At the end of our Sacrament meetings, if we have extra time, often our Bishop will just call people up to speak, or bear their testimonies. The last speaker today said something at the beginning of his talk about being sorry to who ever was going to have to speak. And I just had that feeling that I was going to have to get up. It was so strange. I just knew that I would. I immediately knew what I was to say. And then the strangest thing happened-the bishop never asked me to get up.
I was relieved, of course, but thought I must have had this thought for a reason. So I am writing my thoughts down. Maybe it was just for the realization - and for the reminder of what a blessing the Atonement is.
My thoughts immediately turned to a talk from Elder Holland , about relying on the Savior, "coming unto Christ." I thought about the Atonement and how it is for everyone. Those that have sinned, and those that have been sinned against. Those that are troubled and full of sorrow from no fault of their own.
I thought about 2 of my favorite scriptures from the Book of Mormon.
Mosiah 4:30 & Mosiah 24: 14 & 15
I thought about this quote that I took from my notes, from a meeting in January or February of this year, "pain is unavoidable, suffering is optional"- and how we sometimes carry around our "burdens" and our "pain & suffering" for way longer than we need to like extra baggage. I thought about my own individual pain & hurt that I have had- and how my own feelings & understanding about the atonement have changed over the last 2 years. And I felt so much love, for and from our Savior Jesus Christ.
I then thought about what a blessing this Easter day is, and how for those that have experienced the death of someone that they love and care for recently, how this day must be so different in their minds than in Easters past.

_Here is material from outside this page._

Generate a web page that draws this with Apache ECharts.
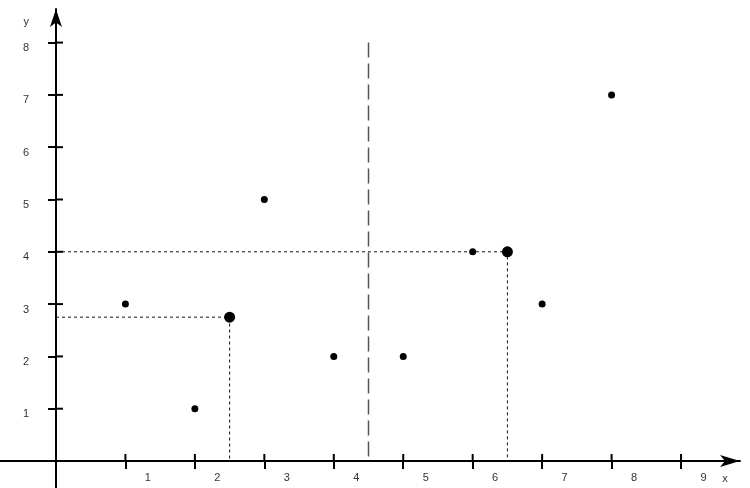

I thought about the music that I love to sing.
I believe in Christ
I know that My Redeemer Lives
He is Risen
I thought about what this picture means to me
and this
2 comments:
I love "pain is unavoidable, suffering is optional." This makes me think of Jon's Grandma Fuller. I know she has had very difficult things happen to her, but when you read the book she wrote about her life, there is not one negative word. You would think that she has lead the most perfectly enchanting life, because that is what SHE thinks of her life. I think to be that positive and that happy is a gift of the spirit.
Thanks for sharing your thoughts.. I needed to hear that. You have a really cute blog.. I'm glad I got in the SPT group to meet you.